"""

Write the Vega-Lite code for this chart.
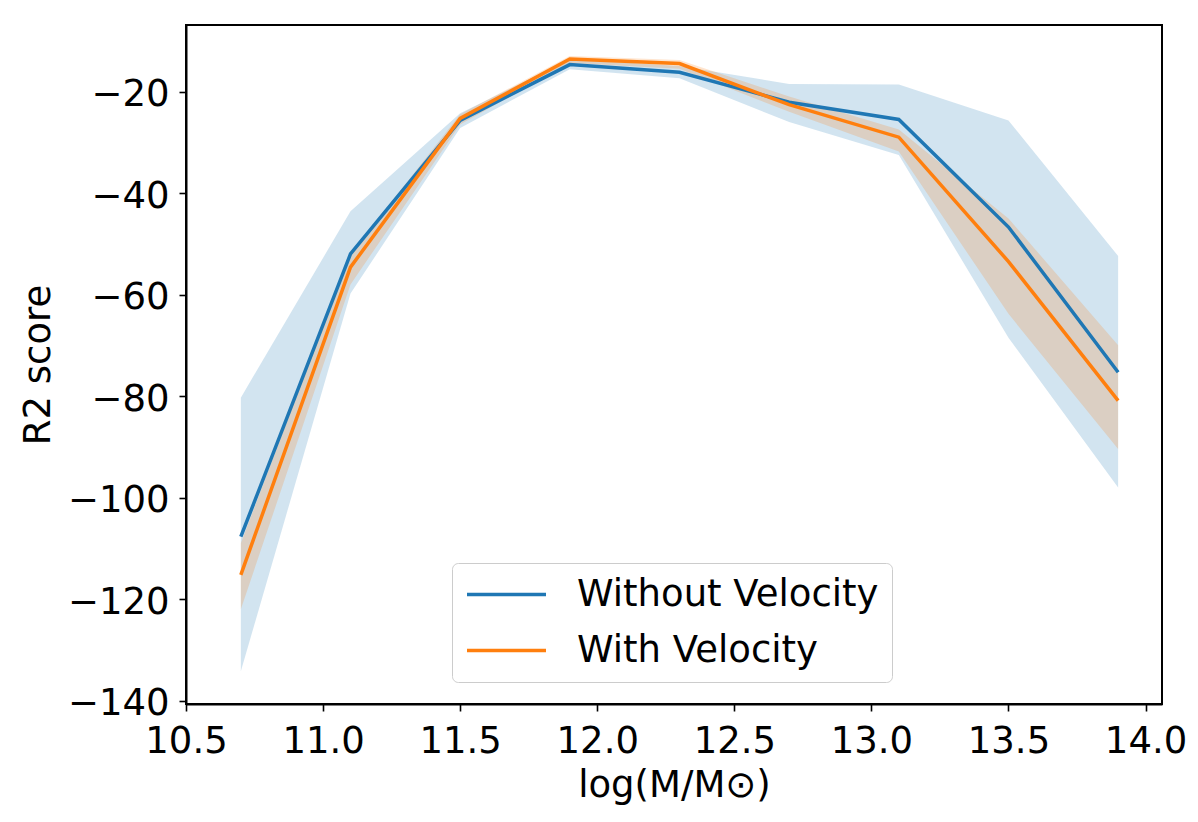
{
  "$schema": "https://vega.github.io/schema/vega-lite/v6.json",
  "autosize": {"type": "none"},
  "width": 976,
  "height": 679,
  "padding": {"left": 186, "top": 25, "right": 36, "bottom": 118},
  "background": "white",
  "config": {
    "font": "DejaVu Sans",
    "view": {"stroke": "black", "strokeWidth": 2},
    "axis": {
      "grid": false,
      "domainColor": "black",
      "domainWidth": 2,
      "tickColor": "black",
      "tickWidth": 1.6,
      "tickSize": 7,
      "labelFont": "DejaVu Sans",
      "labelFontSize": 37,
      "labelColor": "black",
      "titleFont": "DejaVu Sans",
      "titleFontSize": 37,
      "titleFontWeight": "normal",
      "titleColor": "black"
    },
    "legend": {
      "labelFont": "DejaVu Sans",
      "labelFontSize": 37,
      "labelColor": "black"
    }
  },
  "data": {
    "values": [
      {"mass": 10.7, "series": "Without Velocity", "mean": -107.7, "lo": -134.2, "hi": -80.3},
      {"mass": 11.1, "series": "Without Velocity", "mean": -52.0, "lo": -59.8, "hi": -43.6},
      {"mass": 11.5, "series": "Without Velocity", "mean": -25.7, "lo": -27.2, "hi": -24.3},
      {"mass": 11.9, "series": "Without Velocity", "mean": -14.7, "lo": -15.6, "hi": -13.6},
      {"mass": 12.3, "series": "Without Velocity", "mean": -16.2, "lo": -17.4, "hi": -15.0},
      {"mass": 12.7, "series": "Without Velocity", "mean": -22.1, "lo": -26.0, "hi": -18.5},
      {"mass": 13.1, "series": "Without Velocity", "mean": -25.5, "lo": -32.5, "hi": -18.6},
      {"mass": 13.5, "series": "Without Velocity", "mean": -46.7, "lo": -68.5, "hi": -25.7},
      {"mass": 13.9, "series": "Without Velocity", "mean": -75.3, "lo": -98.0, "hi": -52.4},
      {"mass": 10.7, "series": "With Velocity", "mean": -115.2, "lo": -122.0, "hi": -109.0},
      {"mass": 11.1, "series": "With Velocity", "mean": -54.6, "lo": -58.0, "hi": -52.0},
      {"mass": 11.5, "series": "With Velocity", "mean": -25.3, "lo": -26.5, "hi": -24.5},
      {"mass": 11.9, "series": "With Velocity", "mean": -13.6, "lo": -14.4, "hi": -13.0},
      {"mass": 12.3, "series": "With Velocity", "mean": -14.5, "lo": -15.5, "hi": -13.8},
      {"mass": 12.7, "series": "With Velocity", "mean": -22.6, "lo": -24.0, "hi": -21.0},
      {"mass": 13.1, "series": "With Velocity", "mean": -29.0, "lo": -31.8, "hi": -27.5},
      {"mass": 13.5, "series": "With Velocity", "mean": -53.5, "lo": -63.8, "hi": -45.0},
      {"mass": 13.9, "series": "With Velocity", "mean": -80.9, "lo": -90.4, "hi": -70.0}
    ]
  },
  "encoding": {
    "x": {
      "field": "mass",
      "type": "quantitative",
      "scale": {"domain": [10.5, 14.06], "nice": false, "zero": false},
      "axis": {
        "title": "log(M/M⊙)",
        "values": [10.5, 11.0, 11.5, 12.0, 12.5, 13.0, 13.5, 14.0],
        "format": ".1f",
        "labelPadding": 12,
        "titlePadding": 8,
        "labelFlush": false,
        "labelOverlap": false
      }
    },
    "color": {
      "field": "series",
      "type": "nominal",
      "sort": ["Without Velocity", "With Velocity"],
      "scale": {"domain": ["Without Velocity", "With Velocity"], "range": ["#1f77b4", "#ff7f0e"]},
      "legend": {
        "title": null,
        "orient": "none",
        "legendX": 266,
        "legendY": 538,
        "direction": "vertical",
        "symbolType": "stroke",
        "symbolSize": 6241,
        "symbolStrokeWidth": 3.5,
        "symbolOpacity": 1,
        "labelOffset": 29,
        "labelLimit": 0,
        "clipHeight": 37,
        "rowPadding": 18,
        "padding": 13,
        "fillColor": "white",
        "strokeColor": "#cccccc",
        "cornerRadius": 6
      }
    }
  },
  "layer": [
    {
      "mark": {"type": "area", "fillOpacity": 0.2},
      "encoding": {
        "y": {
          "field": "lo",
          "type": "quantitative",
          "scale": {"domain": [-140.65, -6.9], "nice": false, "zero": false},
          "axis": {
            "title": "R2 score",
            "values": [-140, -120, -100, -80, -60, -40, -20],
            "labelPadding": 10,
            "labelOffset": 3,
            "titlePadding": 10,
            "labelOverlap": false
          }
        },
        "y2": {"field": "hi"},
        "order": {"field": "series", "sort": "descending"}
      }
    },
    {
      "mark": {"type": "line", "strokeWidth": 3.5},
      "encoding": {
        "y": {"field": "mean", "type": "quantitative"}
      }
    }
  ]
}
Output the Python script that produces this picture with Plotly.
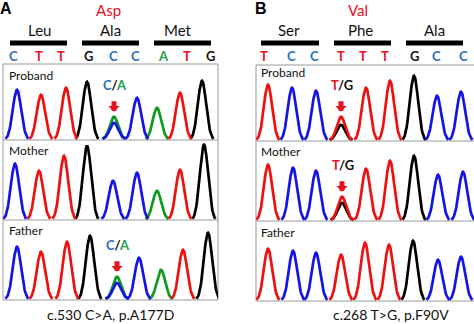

"""

YOUR TASK = Determine the number of lines in the listing that contain the string "this". Write that number and nothing else.

SOLVED PROBLEM = 2